* **Input**

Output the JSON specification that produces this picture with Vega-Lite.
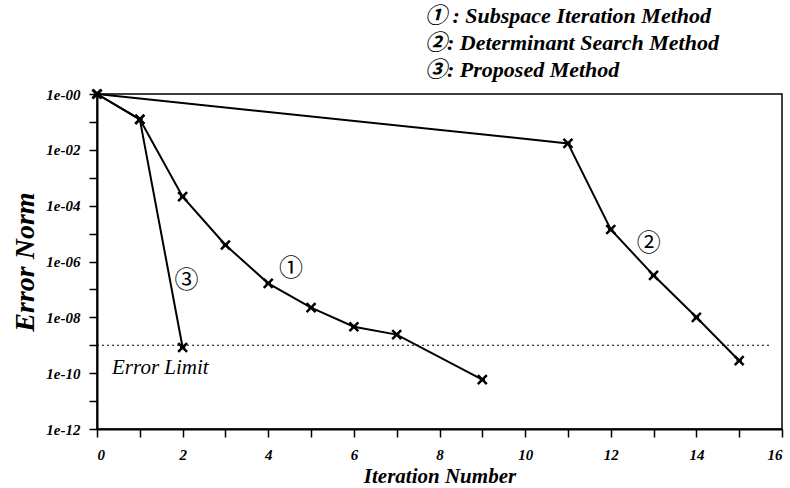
{
  "$schema": "https://vega.github.io/schema/vega-lite/v6.json",
  "width": 685,
  "height": 335,
  "autosize": {"type": "none"},
  "padding": {"left": 97, "top": 94, "right": 8, "bottom": 59},
  "background": "white",
  "config": {
    "view": {"stroke": "black", "strokeWidth": 1.5},
    "axis": {
      "grid": false,
      "domainColor": "black",
      "domainWidth": 2,
      "tickColor": "black",
      "tickWidth": 1.5,
      "tickSize": 8,
      "labelFont": "Liberation Serif",
      "labelFontStyle": "italic",
      "labelFontWeight": "bold",
      "labelFontSize": 15,
      "labelColor": "black",
      "titleFont": "Liberation Serif",
      "titleFontStyle": "italic",
      "titleFontWeight": "bold",
      "titleColor": "black"
    }
  },
  "datasets": {
    "series": [
      {"method": "Subspace Iteration Method", "iter": 0, "err": 1},
      {"method": "Subspace Iteration Method", "iter": 1, "err": 0.124},
      {"method": "Subspace Iteration Method", "iter": 2, "err": 2.1e-4},
      {"method": "Subspace Iteration Method", "iter": 3, "err": 3.9e-6},
      {"method": "Subspace Iteration Method", "iter": 4, "err": 1.65e-7},
      {"method": "Subspace Iteration Method", "iter": 5, "err": 2.24e-8},
      {"method": "Subspace Iteration Method", "iter": 6, "err": 4.6e-9},
      {"method": "Subspace Iteration Method", "iter": 7, "err": 2.4e-9},
      {"method": "Subspace Iteration Method", "iter": 9, "err": 5.9e-11},
      {"method": "Determinant Search Method", "iter": 0, "err": 1},
      {"method": "Determinant Search Method", "iter": 11, "err": 1.7e-2},
      {"method": "Determinant Search Method", "iter": 12, "err": 1.4e-5},
      {"method": "Determinant Search Method", "iter": 13, "err": 3.2e-7},
      {"method": "Determinant Search Method", "iter": 14, "err": 1e-8},
      {"method": "Determinant Search Method", "iter": 15, "err": 2.8e-10},
      {"method": "Proposed Method", "iter": 0, "err": 1},
      {"method": "Proposed Method", "iter": 1, "err": 0.124},
      {"method": "Proposed Method", "iter": 2, "err": 8.3e-10}
    ],
    "tags": [
      {"tag": "①", "iter": 4.53, "err": 5.6e-7},
      {"tag": "②", "iter": 12.89, "err": 4.2e-6},
      {"tag": "③", "iter": 2.09, "err": 2e-7}
    ],
    "limit": [
      {"iter": 0, "iter2": 15.7, "err": 1e-9, "label": "Error Limit", "lx": 0.35, "ly": 1.5e-10}
    ]
  },
  "layer": [
    {
      "data": {"name": "limit"},
      "mark": {"type": "rule", "color": "black", "strokeWidth": 1, "strokeDash": [2, 3]},
      "encoding": {
        "x": {"field": "iter", "type": "quantitative", "scale": {"domain": [0, 16], "nice": false}},
        "x2": {"field": "iter2"},
        "y": {"field": "err", "type": "quantitative", "scale": {"type": "log", "domain": [1e-12, 1], "nice": false}}
      }
    },
    {
      "data": {"name": "limit"},
      "mark": {"type": "text", "align": "left", "baseline": "middle", "font": "Liberation Serif", "fontStyle": "italic", "fontSize": 21, "color": "black"},
      "encoding": {
        "x": {"field": "lx", "type": "quantitative"},
        "y": {"field": "ly", "type": "quantitative"},
        "text": {"field": "label"}
      }
    },
    {
      "data": {"name": "series"},
      "mark": {"type": "line", "strokeWidth": 2},
      "encoding": {
        "x": {
          "field": "iter", "type": "quantitative",
          "scale": {"domain": [0, 16], "nice": false},
          "axis": {
            "values": [0,1,2,3,4,5,6,7,8,9,10,11,12,13,14,15,16],
            "labelExpr": "datum.value % 2 == 0 ? datum.label : ''",
            "labelPadding": 10,
            "title": "Iteration Number",
            "titleFontSize": 21,
            "titlePadding": 3
          }
        },
        "y": {
          "field": "err", "type": "quantitative",
          "scale": {"type": "log", "domain": [1e-12, 1], "nice": false},
          "axis": {
            "values": [1, 0.1, 0.01, 0.001, 1e-4, 1e-5, 1e-6, 1e-7, 1e-8, 1e-9, 1e-10, 1e-11, 1e-12],
            "labelExpr": "(round(-log(datum.value)/LN10) % 2 == 0) ? ('1e-' + (round(-log(datum.value)/LN10) < 10 ? '0' : '') + round(-log(datum.value)/LN10)) : ''",
            "labelPadding": 9,
            "title": "Error Norm",
            "titleFontSize": 28,
            "titlePadding": 6
          }
        },
        "color": {
          "field": "method", "type": "nominal",
          "scale": {"domain": ["Subspace Iteration Method", "Determinant Search Method", "Proposed Method"], "range": ["black", "black", "black"]},
          "legend": {
            "orient": "none",
            "legendX": 306,
            "legendY": -89,
            "title": null,
            "symbolSize": 0,
            "symbolOpacity": 0,
            "symbolStrokeWidth": 0,
            "labelOffset": 0,
            "labelFont": "Liberation Serif, Noto Sans CJK JP",
            "labelFontStyle": "italic",
            "labelFontWeight": "bold",
            "labelFontSize": 22,
            "labelColor": "black",
            "rowPadding": 5,
            "labelLimit": 400,
            "labelExpr": "datum.label == 'Subspace Iteration Method' ? '① : Subspace Iteration Method' : datum.label == 'Determinant Search Method' ? '②: Determinant Search Method' : '③: Proposed Method'"
          }
        },
        "detail": {"field": "method"},
        "order": {"field": "iter"}
      }
    },
    {
      "data": {"name": "series"},
      "mark": {"type": "point", "shape": "M-1,-1L1,1M1,-1L-1,1M-0.6,0L0.6,0", "filled": false, "stroke": "black", "strokeWidth": 2.5, "size": 80, "opacity": 1},
      "encoding": {
        "x": {"field": "iter", "type": "quantitative"},
        "y": {"field": "err", "type": "quantitative"}
      }
    },
    {
      "data": {"name": "tags"},
      "mark": {"type": "text", "font": "Noto Sans CJK JP", "fontSize": 24, "color": "black", "align": "center", "baseline": "middle"},
      "encoding": {
        "x": {"field": "iter", "type": "quantitative"},
        "y": {"field": "err", "type": "quantitative"},
        "text": {"field": "tag"}
      }
    }
  ]
}
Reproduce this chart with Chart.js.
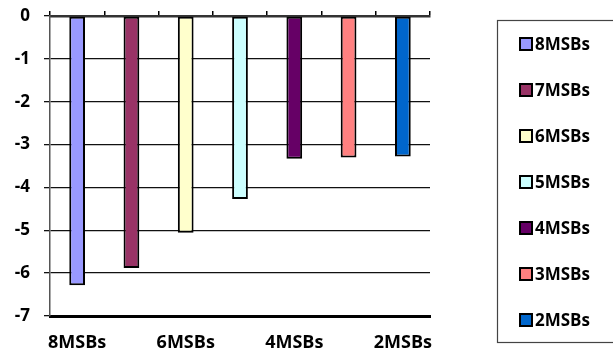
<!DOCTYPE html>
<html lang="en">
<head>
    <meta charset="UTF-8">
    <title>MSBs</title>
    <script src="https://cdn.jsdelivr.net/npm/chart.js"></script>
    <style>
        html, body { margin: 0; padding: 0; background: #fff; }
        #box { width: 613px; height: 353px; }
    </style>
</head>
<body>
    <div id="box"><canvas id="grafico"></canvas></div>

<script>
    // dados
    const categorias = ['8MSBs', '7MSBs', '6MSBs', '5MSBs', '4MSBs', '3MSBs', '2MSBs'];
    const valores = [-6.28, -5.88, -5.06, -4.27, -3.33, -3.30, -3.28];
    const cores = ['#9999FF', '#993366', '#FFFFCC', '#CCFFFF', '#660066', '#FF8080', '#0066CC'];
    const yTicks = [0, -1, -2, -3, -4, -5, -6, -7];

    const fonte = "'Open Sans', 'Liberation Sans', sans-serif";

    // legenda desenhada a mao, com caixa
    const legendaBox = {
        id: 'legendaBox',
        afterDraw(chart) {
            const ctx = chart.ctx;
            ctx.save();
            ctx.strokeStyle = '#444';
            ctx.lineWidth = 1.2;
            ctx.strokeRect(497.5, 20.5, 118, 322);
            ctx.font = 'bold 17px ' + fonte;
            ctx.textBaseline = 'middle';
            ctx.textAlign = 'left';
            chart.data.labels.forEach((lab, i) => {
                const y = 44 + i * 46;
                ctx.fillStyle = chart.data.datasets[0].backgroundColor[i];
                ctx.fillRect(520, y - 6, 12, 12);
                ctx.strokeStyle = '#000';
                ctx.lineWidth = 2;
                ctx.strokeRect(520, y - 6, 12, 12);
                ctx.fillStyle = '#000';
                ctx.fillText(lab, 535, y + 1);
            });
            ctx.restore();
        }
    };

    const config = {
        type: 'bar',
        data: {
            labels: categorias,
            datasets: [{
                label: 'MSBs',
                data: valores,
                backgroundColor: cores,
                borderColor: '#000',
                borderWidth: 2,
                borderSkipped: false,
                barPercentage: 0.29,
                categoryPercentage: 1
            }]
        },
        options: {
            responsive: true,
            maintainAspectRatio: false,
            animation: false,
            layout: { padding: { top: 11, right: 183, bottom: 0, left: 0 } },
            plugins: {
                legend: { display: false },
                tooltip: { enabled: false }
            },
            scales: {
                x: {
                    position: 'bottom',
                    grid: { display: false },
                    border: { color: '#000', width: 3 },
                    ticks: {
                        autoSkip: false,
                        maxRotation: 0,
                        padding: 8,
                        color: '#000',
                        font: { family: fonte, size: 18, weight: 'bold' },
                        callback: function (v, i) { return i % 2 === 0 ? categorias[i] : ''; }
                    },
                    afterFit: function (s) { s.height = 37; }
                },
                x2: {
                    type: 'category',
                    labels: categorias,
                    position: 'top',
                    offset: true,
                    grid: { drawOnChartArea: false, offset: true, tickLength: 5, color: '#000', lineWidth: 1.5 },
                    border: { color: '#333', width: 2.5 },
                    ticks: { display: false }
                },
                y: {
                    min: -7,
                    max: 0,
                    afterBuildTicks: function (s) { s.ticks = yTicks.map(v => ({ value: v })); },
                    grid: { color: '#111', lineWidth: 1.3, tickLength: 6 },
                    border: { color: '#555', width: 1.5 },
                    ticks: {
                        padding: 14,
                        color: '#000',
                        font: { family: fonte, size: 17, weight: 'bold' }
                    },
                    afterFit: function (s) { s.width = 50; s.paddingTop = 0; s.paddingBottom = 0; }
                }
            }
        },
        plugins: [legendaBox]
    };

    new Chart(document.getElementById('grafico'), config);
</script>
</body>
</html>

* **Written exercise**
Using the records above, list each line that includes "with".

* **Written answer**
Output the JSON specification that produces this picture with Vega-Lite.
Reproduce this chart with Chart.js.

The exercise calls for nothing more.